In Chile, infections grew 151% in one week, but the only restriction the government has imposed so far is to lower the capacity limit for public spaces. The country has a high vaccination rate, with more than 92% of those 18 and older and 78% of minors having received two doses. The government started offering a fourth dose this month.

Still, in some South American countries, omicron is having a dire effect.

A major hospital in Bolivia’s largest city stopped admitting new patients because of a lack of personnel, and one of Brazil’s most populous states canceled scheduled surgeries for a month. Argentina’s federation of private health care providers estimates about 15% of its workers currently have the virus.

In Asia, South Korea actually eased its restrictions on gatherings slightly this week. But officials have expressed concern about a surge in infections over the Lunar New Year holiday, which begins at the end of the month, when millions of people usually travel across the country to meet relatives.

In China, Beijing has moved classes online and locked down some office buildings. Japan, meanwhile, is maintaining strict border controls as infections surge but otherwise doing little more than shortening business hours for restaurants and bars.

Hong Kong authorities have banned indoor dining after 6 p.m. and ordered certain businesses, such as museums and gyms, to close until at least early February. The city is also culling small animals including hamsters and chinchillas and halting their import and sales after several hamsters in a pet shop tested positive for the coronavirus.
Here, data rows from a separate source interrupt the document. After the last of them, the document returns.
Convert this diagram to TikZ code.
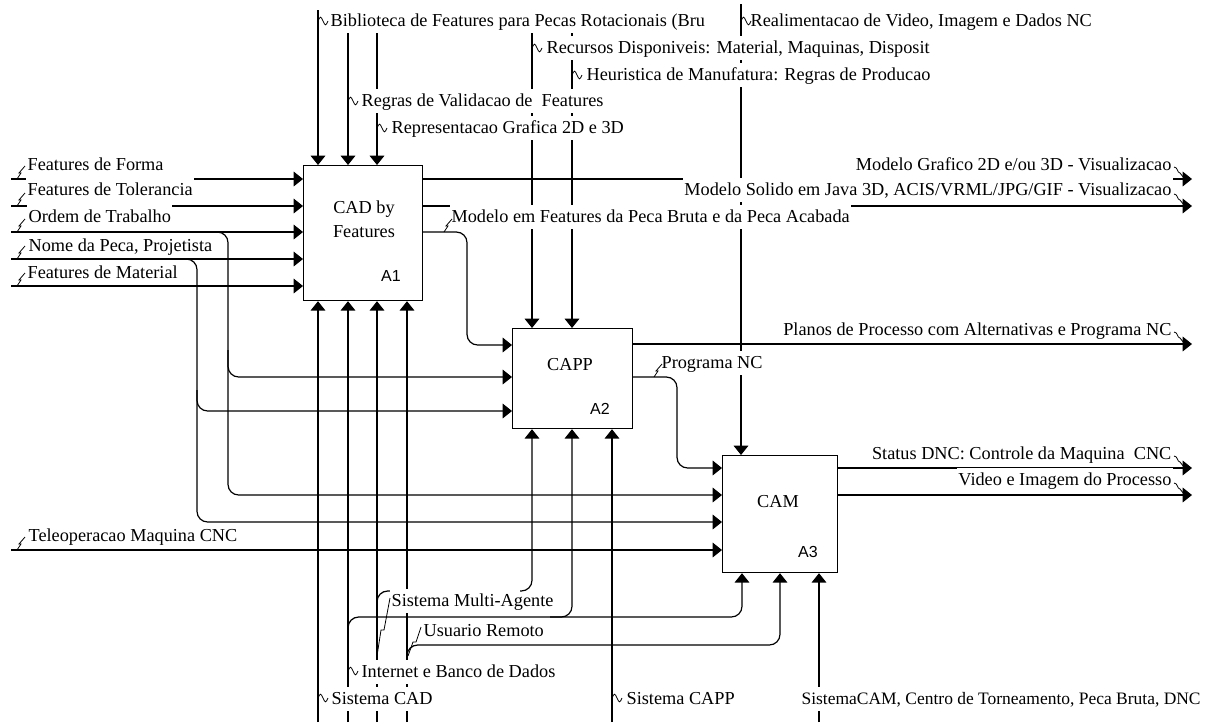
\documentclass[tikz,border=0pt]{standalone}
\usepackage{fontspec}
\setmainfont{Liberation Serif}
\newfontfamily\sansf{Liberation Sans}
\usetikzlibrary{arrows.meta}
\tikzset{
  ln/.style={line width=0.9pt},
  arr/.style={ln,-{Triangle[width=11pt,length=7pt]}},
  rc/.style={rounded corners=8pt},
  box/.style={draw,line width=0.9pt,fill=white,anchor=north west,inner sep=0pt},
  lbl/.style={font=\fontsize{13.7pt}{16pt}\selectfont,fill=white,inner xsep=1pt,inner ysep=0pt,text height=13pt,text depth=5pt,anchor=base west},
  lblr/.style={lbl,anchor=base east},
  ttl/.style={font=\fontsize{13.7pt}{18pt}\selectfont,align=center,inner sep=0pt},
  idx/.style={font=\sansf\fontsize{12pt}{14pt}\selectfont,inner sep=0pt},
  sq/.style={line width=0.6pt},
  tilde/.pic={\draw[sq] (0,0) .. controls (2,-5) and (3,-5) .. (5,0) .. controls (7,5) and (8,5) .. (10,0);},
  rsq/.pic={\draw[sq] (0,0) .. controls (4,0) and (3,6) .. (6,6) -- (10,11);},
  bolt/.pic={\draw[sq] (0,0) -- (4,-6) -- (2,-6) -- (8,-13);}
}
\begin{document}
\begin{tikzpicture}[x=0.75pt,y=-0.75pt]
\fill[white] (0,0) rectangle (1220,722);
\useasboundingbox (0,0) rectangle (1220,722);

% activity boxes
\node[box,minimum width=89.25pt,minimum height=101.25pt] (A1) at (303,165) {};
\node[box,minimum width=90pt,minimum height=75pt] (A2) at (512,328) {};
\node[box,minimum width=86.25pt,minimum height=87.75pt] (A3) at (722,455) {};
\node[ttl] (A1t) at (364,219) {CAD by\\Features};
\node[ttl] (A2t) at (570,365) {CAPP};
\node[ttl] (A3t) at (778,502) {CAM};
\node[idx] (A1n) at (391,276) {A1};
\node[idx] (A2n) at (600,409) {A2};
\node[idx] (A3n) at (808,552) {A3};

% coordinates
\coordinate (i1) at (11,179); \coordinate (i2) at (11,206); \coordinate (i3) at (11,232);
\coordinate (i4) at (11,259); \coordinate (i5) at (11,286); \coordinate (i6) at (11,550);
\coordinate (b3) at (214,232); \coordinate (h377) at (228,377); \coordinate (v3) at (228,350); \coordinate (h495) at (228,495);
\coordinate (b4) at (184,259); \coordinate (h411) at (197,411); \coordinate (v4) at (197,390); \coordinate (h522) at (197,522);
\coordinate (a2in) at (467,345);
\coordinate (e1) at (1192,179); \coordinate (e2) at (1192,206); \coordinate (e3) at (1192,344);
\coordinate (e4) at (1192,468); \coordinate (e5) at (1192,495);
\coordinate (pn1) at (677,377); \coordinate (pn2) at (677,468);
\coordinate (c1) at (318,10); \coordinate (c2) at (348,10); \coordinate (c3) at (377,10);
\coordinate (c4) at (532,10); \coordinate (c5) at (572,10); \coordinate (c6) at (741,4);
\coordinate (m1) at (318,722); \coordinate (m2) at (348,722); \coordinate (m3) at (377,722);
\coordinate (m4) at (407,722); \coordinate (m5) at (612,722); \coordinate (m6) at (819,722);
\coordinate (v2) at (348,640); \coordinate (j0) at (550,617); \coordinate (j1) at (742,617); \coordinate (j2) at (572,617);
\coordinate (v5) at (377,615); \coordinate (k0) at (520,591); \coordinate (k1) at (532,591);
\coordinate (v6) at (407,668); \coordinate (u1) at (780,645);

% inputs
\foreach \n in {1,...,5} \draw[arr] (i\n) -- (i\n -| A1.west);
\draw[arr] (i6) -- (i6 -| A3.west);
\draw[arr,rc] (b3) -| (h377) -- (h377 -| A2.west);
\draw[arr,rc] (v3) |- (h495 -| A3.west);
\draw[arr,rc] (b4) -| (h411) -- (h411 -| A2.west);
\draw[arr,rc] (v4) |- (h522 -| A3.west);

% outputs
\draw[arr] (e1 -| A1.east) -- (e1);
\draw[arr] (e2 -| A1.east) -- (e2);
\draw[arr,rc] (i3 -| A1.east) -| (a2in) -- (a2in -| A2.west);
\draw[arr] (e3 -| A2.east) -- (e3);
\draw[arr,rc] (pn1 -| A2.east) -| (pn2) -- (pn2 -| A3.west);
\draw[arr] (e4 -| A3.east) -- (e4);
\draw[arr] (e5 -| A3.east) -- (e5);

% controls
\foreach \n in {1,2,3} \draw[arr] (c\n) -- (c\n |- A1.north);
\foreach \n in {4,5} \draw[arr] (c\n) -- (c\n |- A2.north);
\draw[arr] (c6) -- (c6 |- A3.north);

% mechanisms
\foreach \n in {1,...,4} \draw[arr] (m\n) -- (m\n |- A1.south);
\draw[arr] (m5) -- (m5 |- A2.south);
\draw[arr] (m6) -- (m6 |- A3.south);
\draw[arr,rc] (v2) |- (j1) -- (j1 |- A3.south);
\draw[arr,rc] (j0) -| (j2 |- A2.south);
\draw[ln,rc] (v5) |- (k1);
\draw[arr,rc] (v6) |- (u1) -- (u1 |- A3.south);

% labels
\node[lbl] (t1) at (329,26) {Biblioteca de Features para Pecas Rotacionais (Bru};
\node[lbl] (t2) at (749,26) {Realimentacao de Video, Imagem e Dados NC};
\node[lbl] (t3) at (545,53) {Recursos Disponiveis: Material, Maquinas, Disposit};
\node[lbl] (t4) at (585,80) {Heuristica de Manufatura: Regras de Producao};
\node[lbl] (t5) at (360,106) {Regras de Validacao de\ \ Features};
\node[lbl] (t6) at (390,133) {Representacao Grafica 2D e 3D};

\node[lbl] (l1) at (26,170) {Features de Forma};
\node[lbl] (l2) at (26,195) {Features de Tolerancia};
\node[lbl] (l3) at (27,222) {Ordem de Trabalho};
\node[lbl] (l4) at (27,251) {Nome da Peca, Projetista};
\node[lbl] (l5) at (26,278) {Features de Material};
\node[lbl] (l6) at (27,541) {Teleoperacao Maquina CNC};

\node[lblr] (r1) at (1173,170) {Modelo Grafico 2D e/ou 3D - Visualizacao};
\node[lblr] (r2) at (1173,195) {Modelo Solido em Java 3D, ACIS/VRML/JPG/GIF - Visualizacao};
\node[lblr] (r3) at (1173,335) {Planos de Processo com Alternativas e Programa NC};
\node[lblr] (r4) at (1173,459) {Status DNC: Controle da Maquina\ \ CNC};
\node[lblr] (r5) at (1173,485) {Video e Imagem do Processo};

\node[lbl] (mf) at (450,222) {Modelo em Features da Peca Bruta e da Peca Acabada};
\node[lbl] (pn) at (660,368) {Programa NC};

\node[lbl] (s1) at (390,606) {Sistema Multi-Agente};
\node[lbl] (s2) at (422,636) {Usuario Remoto};
\node[lbl] (s3) at (360,677) {Internet e Banco de Dados};
\node[lbl] (s4) at (330,704) {Sistema CAD};
\node[lbl] (s5) at (625,704) {Sistema CAPP};
\node[lbl,font=\fontsize{13.1pt}{16pt}\selectfont] (s6) at (800,704) {SistemaCAM, Centro de Torneamento, Peca Bruta, DNC};

% label squiggles
\foreach \y in {179,206,232,259,286,550} \pic at (17,\y) {bolt};
\pic at (444,232) {bolt};
\pic at (654,377) {bolt};
\pic at (318,21) {tilde}; \pic at (741,21) {tilde}; \pic at (532,48) {tilde};
\pic at (572,75) {tilde}; \pic at (348,101) {tilde}; \pic at (377,128) {tilde};
\pic at (348,671) {tilde}; \pic at (318,698) {tilde}; \pic at (612,698) {tilde};
\foreach \y in {179,206,344,468,495} \pic at (1174,\y-12) {rsq};
\draw[sq] (377,656) -- (381,630) -- (384,630) -- (390,598);
\draw[sq] (408,656) -- (413,642) -- (416,642) -- (421,627);
\draw[arr,rc] (k0) -| (k1 |- A2.south);
\end{tikzpicture}
\end{document}
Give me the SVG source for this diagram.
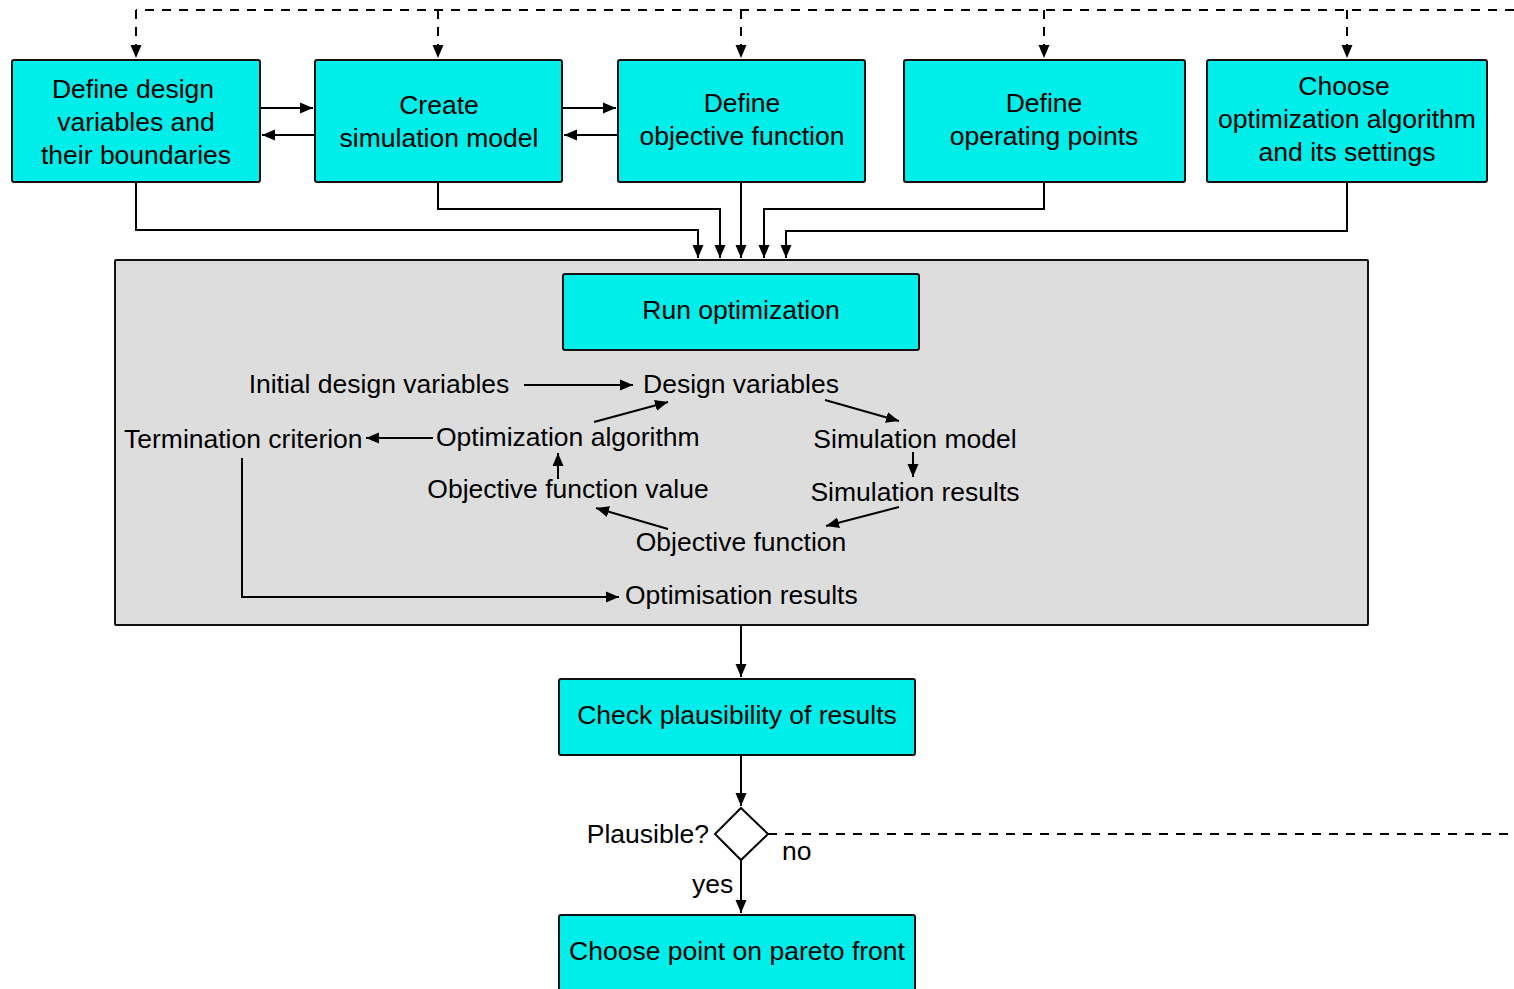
<svg xmlns="http://www.w3.org/2000/svg" width="1514" height="989" viewBox="0 0 1514 989">
<style>
.box{fill:#00EEEA;stroke:#111;stroke-width:2}
.t{font-family:"Liberation Sans",Arial,sans-serif;font-size:26.5px;fill:#000}
.c{text-anchor:middle}
.ln{fill:none;stroke:#000;stroke-width:2}
.dash{fill:none;stroke:#000;stroke-width:2;stroke-dasharray:9 8}
</style>
<defs>
<marker id="ah" markerUnits="userSpaceOnUse" markerWidth="14" markerHeight="12" refX="13" refY="6" orient="auto">
<path d="M0,0.5 L13,6 L0,11.5 z" fill="#000"/>
</marker>
</defs>
<rect width="1514" height="989" fill="#fff"/>

<g id="optimization-area">
<rect x="115" y="260" width="1253" height="365" fill="#DDDDDD" stroke="#111" stroke-width="2" rx="1"/>
</g>

<g id="n1"><rect class="box" x="12" y="60" width="248" height="122" rx="2"/>
<text class="t c" x="133" y="98">Define design</text><text class="t c" x="136" y="131">variables and</text><text class="t c" x="136" y="164">their boundaries</text></g>
<g id="n2"><rect class="box" x="315" y="60" width="247" height="122" rx="2"/>
<text class="t c" x="439" y="114">Create</text><text class="t c" x="439" y="147">simulation model</text></g>
<g id="n3"><rect class="box" x="618" y="60" width="247" height="122" rx="2"/>
<text class="t c" x="742" y="112">Define</text><text class="t c" x="742" y="145">objective function</text></g>
<g id="n4"><rect class="box" x="904" y="60" width="281" height="122" rx="2"/>
<text class="t c" x="1044" y="112">Define</text><text class="t c" x="1044" y="145">operating points</text></g>
<g id="n5"><rect class="box" x="1207" y="60" width="280" height="122" rx="2"/>
<text class="t c" x="1344" y="95">Choose</text><text class="t c" x="1347" y="128">optimization algorithm</text><text class="t c" x="1347" y="161">and its settings</text></g>

<g id="run"><rect class="box" x="563" y="274" width="356" height="76" rx="2"/>
<text class="t c" x="741" y="319">Run optimization</text></g>

<g id="inner-labels">
<text class="t c" x="379" y="393">Initial design variables</text>
<text class="t" x="643" y="393">Design variables</text>
<text class="t" x="124" y="448">Termination criterion</text>
<text class="t" x="436" y="446">Optimization algorithm</text>
<text class="t c" x="915" y="448">Simulation model</text>
<text class="t c" x="915" y="501">Simulation results</text>
<text class="t c" x="568" y="498">Objective function value</text>
<text class="t c" x="741" y="551">Objective function</text>
<text class="t" x="625" y="604">Optimisation results</text>
</g>

<g id="check"><rect class="box" x="559" y="679" width="356" height="76" rx="2"/>
<text class="t c" x="737" y="724">Check plausibility of results</text></g>

<g id="decision"><path d="M741,808 L768,834 L741,860 L715,834 z" fill="#fff" stroke="#000" stroke-width="2"/>
<text class="t" x="709" y="843" text-anchor="end">Plausible?</text></g>

<g id="choose"><rect class="box" x="559" y="915" width="356" height="80" rx="2"/>
<text class="t c" x="737" y="960">Choose point on pareto front</text></g>

<g id="connectors">
<path class="dash" d="M1514,10 H136"/>
<path class="dash" d="M136,10 V58" marker-end="url(#ah)"/>
<path class="dash" d="M438,10 V58" marker-end="url(#ah)"/>
<path class="dash" d="M741,10 V58" marker-end="url(#ah)"/>
<path class="dash" d="M1044,10 V58" marker-end="url(#ah)"/>
<path class="dash" d="M1347,10 V58" marker-end="url(#ah)"/>

<path class="ln" d="M261,108 H313" marker-end="url(#ah)"/>
<path class="ln" d="M314,135 H262" marker-end="url(#ah)"/>
<path class="ln" d="M563,108 H616" marker-end="url(#ah)"/>
<path class="ln" d="M617,135 H564" marker-end="url(#ah)"/>

<path class="ln" d="M136,183 V230 H698 V258" marker-end="url(#ah)"/>
<path class="ln" d="M438,183 V209 H720 V258" marker-end="url(#ah)"/>
<path class="ln" d="M741,183 V258" marker-end="url(#ah)"/>
<path class="ln" d="M1044,183 V209 H764 V258" marker-end="url(#ah)"/>
<path class="ln" d="M1347,183 V231 H786 V258" marker-end="url(#ah)"/>

<path class="ln" d="M524,385 H633" marker-end="url(#ah)"/>
<path class="ln" d="M433,438 H366" marker-end="url(#ah)"/>
<path class="ln" d="M594,422 L668,402" marker-end="url(#ah)"/>
<path class="ln" d="M825,400 L899,421" marker-end="url(#ah)"/>
<path class="ln" d="M913,452 V477" marker-end="url(#ah)"/>
<path class="ln" d="M899,507 L826,526" marker-end="url(#ah)"/>
<path class="ln" d="M668,529 L596,508" marker-end="url(#ah)"/>
<path class="ln" d="M558,479 V453" marker-end="url(#ah)"/>
<path class="ln" d="M242,458 V597 H619" marker-end="url(#ah)"/>

<path class="ln" d="M741,626 V677" marker-end="url(#ah)"/>
<path class="ln" d="M741,756 V806" marker-end="url(#ah)"/>
<path class="ln" d="M741,860 V913" marker-end="url(#ah)"/>
<path class="dash" d="M768,834 H1514"/>
<text class="t" x="782" y="860">no</text>
<text class="t" x="692" y="893">yes</text>
</g>
</svg>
In the Philippines, officials this week started banning commuters who have not been fully vaccinated from riding public transportation in greater Manila, a region of more than 13 million people. The move sparked protests from human rights groups. Daily confirmed infections soared from a few hundred last month to more than 30,000 in recent days.

Roman Catholic Church leaders in the Philippines capital were forced to cancel the Jan. 9 procession of the Black Nazarene, a centuries-old black statue of Jesus, for a second year. Because the event is one of Asia’s biggest religious festivals, drawing millions of mostly barefoot pilgrims, officials feared it could become a superspreader event during the omicron surge.

Warning that the sometimes-weaker omicron variant can still kill, President Rodrigo Duterte implored people to get fully immunized.

“If you’re vaccinated, you have a fighting chance. If not, we’ll be burying, filling our cemeteries,” Duterte said in televised remarks.